Ao mesmo tempo em que o
governo tenta resolver a confusão criada por credores insensatos, devedores e investidores,
tudo indica que mais problemas irão se acumular.
Esses problemas podem incluir mais desemprego, na medida em que empresas em situação difícil devido à queda de
suas vendas e ao acesso limitado ao crédito decidam enxugar
suas folhas de pagamento. Isso
pode levar à quebra de mais
bancos, na medida em que devedores sem recursos deixam
de pagar as prestações de seus
empréstimos. E a maioria dos
especialistas acha que ainda
existe grande chance de que a
queda nos mercados imobiliários e de ações se aprofunde.
O governo espera que sua intervenção desentupa a tubulação pela qual correm os empréstimos, mas não é certo que
isso aconteça, disse Sung Won
Sohn, professor de economia
da California State University
em Channel Islands.
"O simples fato de o governo
estar oferecendo um pacote de
resgate a Wall Street não quer
dizer que os bancos de dimensões médias vão mudar de opinião de repente e voltar a conceder empréstimos", disse.

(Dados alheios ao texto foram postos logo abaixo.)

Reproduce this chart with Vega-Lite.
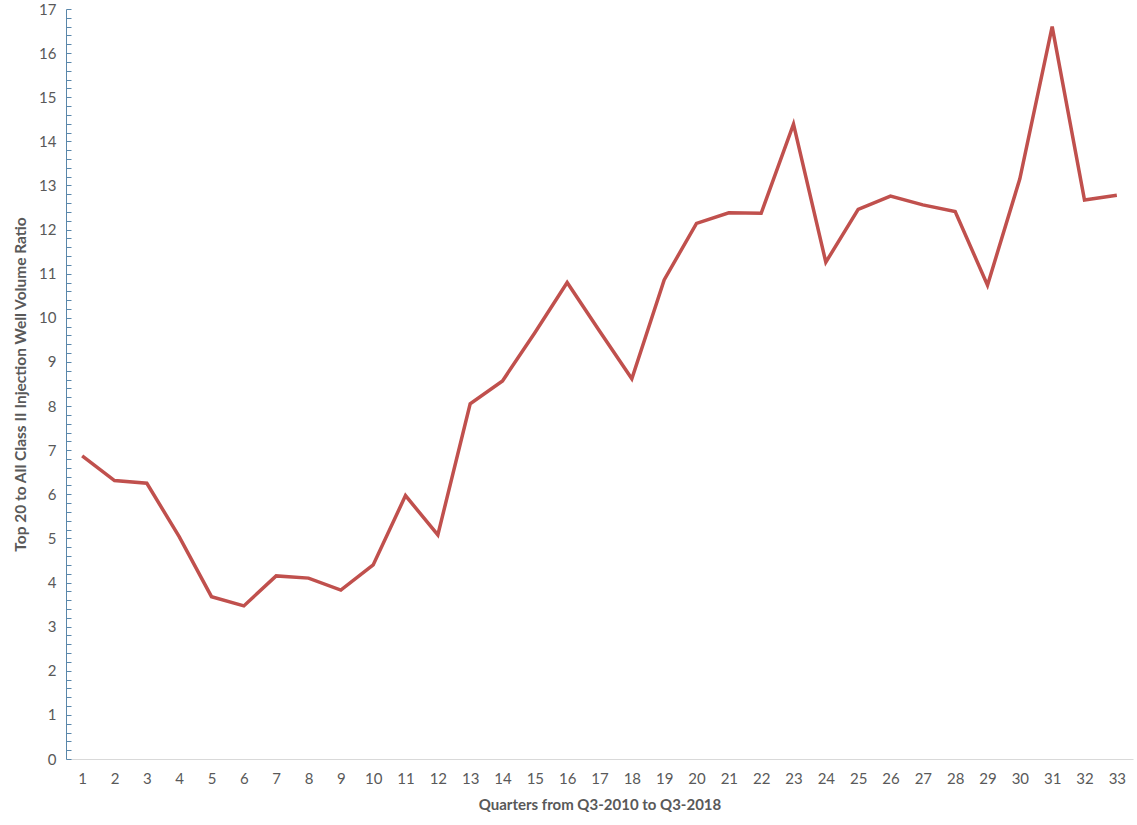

Isso sugere que as estatísticas econômicas não vão nem
sequer refletir alguns dos efeitos colaterais -todas as oportunidades de empréstimos perdidas que ocorrem quando os
bancos tentam equilibrar suas
folhas de balanço periclitantes.
Muitos bancos reduziram o
crédito que oferecem, porque
já estão nadando em prejuízos
e não querem correr o risco de
emprestar a mais credores, o
que os poderia levar a afogar.
"A verdadeira tragédia é que
nunca saberemos quantas empresas teriam sido abertas ou
poderiam ter se ampliado, se
tudo isso não tivesse acontecido", disse Jonathan Macey, vice-reitor da Escola de Direito
Yale e autor de um livro sobre o
resgate dado pelo governo na
Suécia no início dos anos 1990.
No melhor cenário possível,
disse Macey, os EUA vão se recuperar em dois anos, como fez
a Suécia após o governo gastar
bilhões de dólares para salvar
os bancos do país, afundados
em problemas, e escorar o mercado imobiliário habitacional.
Antes de o remédio fazer
efeito, a Suécia tinha passado
por 20 meses de recessão, durante os quais quase 60 mil empresas quebraram, os imóveis
sofreram desvalorização de
19% e o índice da Bolsa de Valores nacional caiu 45% em relação a seu pico. Finda a ressaca,
os bons tempos voltaram, e,
desde 1994, a Suécia vem tendo
crescimento econômico de
3,2%, em média, ao ano.
A Suécia desembolsou 65 bilhões de coroas (cerca de US$
10 bilhões na época), mas recuperou a maior parte do dinheiro porque comprou uma participação em alguns dos bancos
que passavam por problemas.
O governo ainda é dono de quase 20% de um dos bancos -essa
participação está à venda agora.
Os parlamentares americanos
também discutem se faz sentido adquirir participações em
alguns dos bancos que o governo pretende ajudar.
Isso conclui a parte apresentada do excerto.